Skip the pictures. Reproduce all other material exactly.

**Data extract**.
##########

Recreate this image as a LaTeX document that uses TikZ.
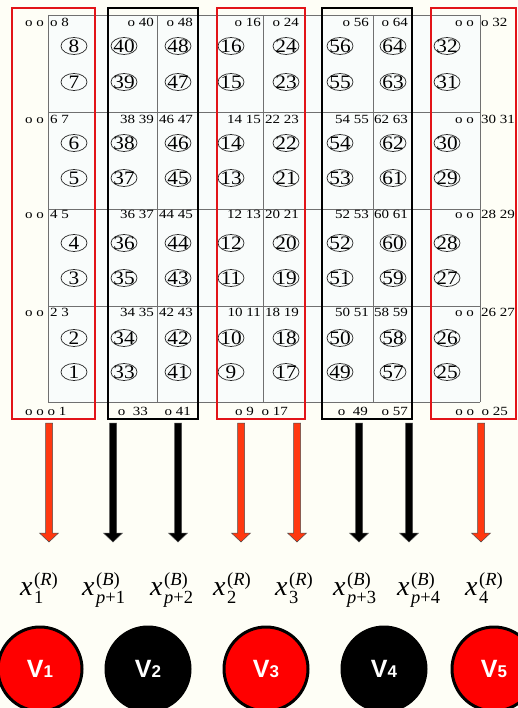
\documentclass[tikz,border=0pt]{standalone}
\usepackage{fontspec}
\setmainfont{Liberation Serif}
\newfontfamily\lblfamily[FakeStretch=1.2]{Liberation Serif}
\newfontfamily\cnfamily[FakeStretch=1.12]{Liberation Serif}
\newfontfamily\vfamily{Liberation Sans}
\usetikzlibrary{shapes.geometric}

\definecolor{bgcol}{RGB}{254,254,246}
\definecolor{gridbg}{RGB}{249,252,251}
\definecolor{gridcol}{RGB}{112,112,112}
\definecolor{frameRed}{RGB}{226,20,24}
\definecolor{arrowRed}{RGB}{255,56,16}
\definecolor{vRed}{RGB}{255,0,0}

\newcommand\lblsize{\lblfamily\fontsize{12.5}{13}\selectfont}
\newcommand\cnsize{\cnfamily\fontsize{19}{19}\selectfont}
\newcommand\xlab[2]{{\fontsize{28}{28}\selectfont\itshape x}\kern1.5pt\raisebox{-8pt}{\fontsize{18.5}{18}\selectfont\begin{tabular}[b]{@{}l@{}}#1\\#2\end{tabular}}}
\newcommand\vsub[1]{{\fontsize{17}{17}\selectfont #1}}

\begin{document}
\begin{tikzpicture}[x=1pt,y=-1pt,
  gridline/.style={draw=gridcol, line width=0.8pt},
  redframe/.style={draw=frameRed, line width=2.6pt},
  blackframe/.style={draw=black, line width=2.6pt},
  cnum/.style={draw=black!85, line width=0.7pt, ellipse, minimum width=26pt, minimum height=17pt, inner sep=0pt},
  cnlab/.style={font=\cnsize, inner sep=0pt},
  lbl/.style={font=\lblsize, inner sep=0pt},
  xlabel/.style={inner sep=0pt, anchor=base west},
  vnode/.style={circle, draw=black, line width=3pt, minimum size=84pt, inner sep=0pt, text=white, font=\vfamily\bfseries\fontsize{25}{25}\selectfont},
  bigarrow/.style={draw=black!70, line width=0.5pt}
]
\useasboundingbox (0,0) rectangle (518,708);
\clip (0,0) rectangle (518,708);
\fill[bgcol] (0,0) rectangle (518,708);

% grid
\fill[gridbg] (48,15) rectangle (480,402);
\foreach \gx in {48,157,263,373,480} \draw[gridline] (\gx,15) -- (\gx,402);
\foreach \gy in {15,112,209,306,402} \draw[gridline] (48,\gy) -- (480,\gy);

% circled numbers
\foreach \cx/\topn in {74/8, 124/40, 178/48, 231/16, 286/24, 340/56, 393/64, 447/32} {
  \foreach \cy [count=\i from 0] in {46,82,143,178,243,278,338,372} {
    \pgfmathtruncatemacro\n{\topn-\i}
    \node[cnum, label={[cnlab]center:\n}] (c\n) at (\cx,\cy) {};
  }
}

% row labels
\foreach \b/\la/\lb/\lc/\ld/\le/\lf/\lg/\lh/\li [count=\r] in
  {27/o 8/o 40/o 48/o 16/o 24/o 56/o 64/o 32/o o o,
   124/6 7/38 39/46 47/14 15/22 23/54 55/62 63/30 31/o o,
   219/4 5/36 37/44 45/12 13/20 21/52 53/60 61/28 29/o o,
   316/2 3/34 35/42 43/10 11/18 19/50 51/58 59/26 27/o o} {
  \node[lbl, anchor=base east] (r\r a) at (44,\b) {o o};
  \node[lbl, anchor=base west] (r\r b) at (50,\b) {\la};
  \node[lbl, anchor=base east] (r\r c) at (154,\b) {\lb};
  \node[lbl, anchor=base east] (r\r d) at (193,\b) {\lc};
  \node[lbl, anchor=base east] (r\r e) at (261,\b) {\ld};
  \node[lbl, anchor=base east] (r\r f) at (299,\b) {\le};
  \node[lbl, anchor=base east] (r\r g) at (369,\b) {\lf};
  \node[lbl, anchor=base east] (r\r h) at (408,\b) {\lg};
  \node[lbl, anchor=base east] (r\r i) at (474,\b) {o o};
  \node[lbl, anchor=base west] (r\r j) at (481,\b) {\lh};
}
% bottom labels
\node[lbl, anchor=base west] (b1) at (25,415) {o o o 1};
\node[lbl, anchor=base east] (b2) at (148,415) {o\ \ 33};
\node[lbl, anchor=base east] (b3) at (191,415) {o 41};
\node[lbl, anchor=base east] (b4) at (254,415) {o 9};
\node[lbl, anchor=base east] (b5) at (288,415) {o 17};
\node[lbl, anchor=base east] (b6) at (368,415) {o\ \ 49};
\node[lbl, anchor=base east] (b7) at (408,415) {o 57};
\node[lbl, anchor=base east] (b8) at (508,415) {o o\ \ o 25};

% frames
\draw[redframe] (12,8) rectangle (95,419);
\draw[blackframe] (108,8) rectangle (198,419);
\draw[redframe] (217,8) rectangle (305,419);
\draw[blackframe] (322,8) rectangle (412,419);
\draw[redframe] (431,8) rectangle (516,419);

% arrows
\foreach \ax/\ac in {49/arrowRed, 113/black, 178/black, 241/arrowRed, 297/arrowRed, 359/black, 409/black, 481/arrowRed} {
  \filldraw[bigarrow, fill=\ac] (\ax-3.5,423) -- (\ax+3.5,423) -- (\ax+3.5,533) -- (\ax+9.5,533)
     -- (\ax,542) -- (\ax-9.5,533) -- (\ax-3.5,533) -- cycle;
}

% variable labels
\node[xlabel] (x1) at (20,595) {\xlab{(\textit{R})}{1}};
\node[xlabel] (x2) at (82,595) {\xlab{(\textit{B})}{\textit{p}+1}};
\node[xlabel] (x3) at (150,595) {\xlab{(\textit{B})}{\textit{p}+2}};
\node[xlabel] (x4) at (213,595) {\xlab{(\textit{R})}{2}};
\node[xlabel] (x5) at (275,595) {\xlab{(\textit{R})}{3}};
\node[xlabel] (x6) at (333,595) {\xlab{(\textit{B})}{\textit{p}+3}};
\node[xlabel] (x7) at (397,595) {\xlab{(\textit{B})}{\textit{p}+4}};
\node[xlabel] (x8) at (465,595) {\xlab{(\textit{R})}{4}};

% V nodes
\node[vnode, fill=vRed] (v1) at (40,669) {V\vsub{1}};
\node[vnode, fill=black] (v2) at (148,669) {V\vsub{2}};
\node[vnode, fill=vRed] (v3) at (266,669) {V\vsub{3}};
\node[vnode, fill=black] (v4) at (384,669) {V\vsub{4}};
\node[vnode, fill=vRed] (v5) at (494,669) {V\vsub{5}};
\end{tikzpicture}
\end{document}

##########

**Expected answer**.
Recreate this image as a LaTeX document that uses TikZ.
\documentclass[tikz,border=0pt]{standalone}
\usepackage{fontspec}
\setmainfont{Liberation Serif}
\newfontfamily\lblfamily[FakeStretch=1.2]{Liberation Serif}
\newfontfamily\cnfamily[FakeStretch=1.12]{Liberation Serif}
\newfontfamily\vfamily{Liberation Sans}
\usetikzlibrary{shapes.geometric}

\definecolor{bgcol}{RGB}{254,254,246}
\definecolor{gridbg}{RGB}{249,252,251}
\definecolor{gridcol}{RGB}{112,112,112}
\definecolor{frameRed}{RGB}{226,20,24}
\definecolor{arrowRed}{RGB}{255,56,16}
\definecolor{vRed}{RGB}{255,0,0}

\newcommand\lblsize{\lblfamily\fontsize{12.5}{13}\selectfont}
\newcommand\cnsize{\cnfamily\fontsize{19}{19}\selectfont}
\newcommand\xlab[2]{{\fontsize{28}{28}\selectfont\itshape x}\kern1.5pt\raisebox{-8pt}{\fontsize{18.5}{18}\selectfont\begin{tabular}[b]{@{}l@{}}#1\\#2\end{tabular}}}
\newcommand\vsub[1]{{\fontsize{17}{17}\selectfont #1}}

\begin{document}
\begin{tikzpicture}[x=1pt,y=-1pt,
  gridline/.style={draw=gridcol, line width=0.8pt},
  redframe/.style={draw=frameRed, line width=2.6pt},
  blackframe/.style={draw=black, line width=2.6pt},
  cnum/.style={draw=black!85, line width=0.7pt, ellipse, minimum width=26pt, minimum height=17pt, inner sep=0pt},
  cnlab/.style={font=\cnsize, inner sep=0pt},
  lbl/.style={font=\lblsize, inner sep=0pt},
  xlabel/.style={inner sep=0pt, anchor=base west},
  vnode/.style={circle, draw=black, line width=3pt, minimum size=84pt, inner sep=0pt, text=white, font=\vfamily\bfseries\fontsize{25}{25}\selectfont},
  bigarrow/.style={draw=black!70, line width=0.5pt}
]
\useasboundingbox (0,0) rectangle (518,708);
\clip (0,0) rectangle (518,708);
\fill[bgcol] (0,0) rectangle (518,708);

% grid
\fill[gridbg] (48,15) rectangle (480,402);
\foreach \gx in {48,157,263,373,480} \draw[gridline] (\gx,15) -- (\gx,402);
\foreach \gy in {15,112,209,306,402} \draw[gridline] (48,\gy) -- (480,\gy);

% circled numbers
\foreach \cx/\topn in {74/8, 124/40, 178/48, 231/16, 286/24, 340/56, 393/64, 447/32} {
  \foreach \cy [count=\i from 0] in {46,82,143,178,243,278,338,372} {
    \pgfmathtruncatemacro\n{\topn-\i}
    \node[cnum, label={[cnlab]center:\n}] (c\n) at (\cx,\cy) {};
  }
}

% row labels
\foreach \b/\la/\lb/\lc/\ld/\le/\lf/\lg/\lh/\li [count=\r] in
  {27/o 8/o 40/o 48/o 16/o 24/o 56/o 64/o 32/o o o,
   124/6 7/38 39/46 47/14 15/22 23/54 55/62 63/30 31/o o,
   219/4 5/36 37/44 45/12 13/20 21/52 53/60 61/28 29/o o,
   316/2 3/34 35/42 43/10 11/18 19/50 51/58 59/26 27/o o} {
  \node[lbl, anchor=base east] (r\r a) at (44,\b) {o o};
  \node[lbl, anchor=base west] (r\r b) at (50,\b) {\la};
  \node[lbl, anchor=base east] (r\r c) at (154,\b) {\lb};
  \node[lbl, anchor=base east] (r\r d) at (193,\b) {\lc};
  \node[lbl, anchor=base east] (r\r e) at (261,\b) {\ld};
  \node[lbl, anchor=base east] (r\r f) at (299,\b) {\le};
  \node[lbl, anchor=base east] (r\r g) at (369,\b) {\lf};
  \node[lbl, anchor=base east] (r\r h) at (408,\b) {\lg};
  \node[lbl, anchor=base east] (r\r i) at (474,\b) {o o};
  \node[lbl, anchor=base west] (r\r j) at (481,\b) {\lh};
}
% bottom labels
\node[lbl, anchor=base west] (b1) at (25,415) {o o o 1};
\node[lbl, anchor=base east] (b2) at (148,415) {o\ \ 33};
\node[lbl, anchor=base east] (b3) at (191,415) {o 41};
\node[lbl, anchor=base east] (b4) at (254,415) {o 9};
\node[lbl, anchor=base east] (b5) at (288,415) {o 17};
\node[lbl, anchor=base east] (b6) at (368,415) {o\ \ 49};
\node[lbl, anchor=base east] (b7) at (408,415) {o 57};
\node[lbl, anchor=base east] (b8) at (508,415) {o o\ \ o 25};

% frames
\draw[redframe] (12,8) rectangle (95,419);
\draw[blackframe] (108,8) rectangle (198,419);
\draw[redframe] (217,8) rectangle (305,419);
\draw[blackframe] (322,8) rectangle (412,419);
\draw[redframe] (431,8) rectangle (516,419);

% arrows
\foreach \ax/\ac in {49/arrowRed, 113/black, 178/black, 241/arrowRed, 297/arrowRed, 359/black, 409/black, 481/arrowRed} {
  \filldraw[bigarrow, fill=\ac] (\ax-3.5,423) -- (\ax+3.5,423) -- (\ax+3.5,533) -- (\ax+9.5,533)
     -- (\ax,542) -- (\ax-9.5,533) -- (\ax-3.5,533) -- cycle;
}

% variable labels
\node[xlabel] (x1) at (20,595) {\xlab{(\textit{R})}{1}};
\node[xlabel] (x2) at (82,595) {\xlab{(\textit{B})}{\textit{p}+1}};
\node[xlabel] (x3) at (150,595) {\xlab{(\textit{B})}{\textit{p}+2}};
\node[xlabel] (x4) at (213,595) {\xlab{(\textit{R})}{2}};
\node[xlabel] (x5) at (275,595) {\xlab{(\textit{R})}{3}};
\node[xlabel] (x6) at (333,595) {\xlab{(\textit{B})}{\textit{p}+3}};
\node[xlabel] (x7) at (397,595) {\xlab{(\textit{B})}{\textit{p}+4}};
\node[xlabel] (x8) at (465,595) {\xlab{(\textit{R})}{4}};

% V nodes
\node[vnode, fill=vRed] (v1) at (40,669) {V\vsub{1}};
\node[vnode, fill=black] (v2) at (148,669) {V\vsub{2}};
\node[vnode, fill=vRed] (v3) at (266,669) {V\vsub{3}};
\node[vnode, fill=black] (v4) at (384,669) {V\vsub{4}};
\node[vnode, fill=vRed] (v5) at (494,669) {V\vsub{5}};
\end{tikzpicture}
\end{document}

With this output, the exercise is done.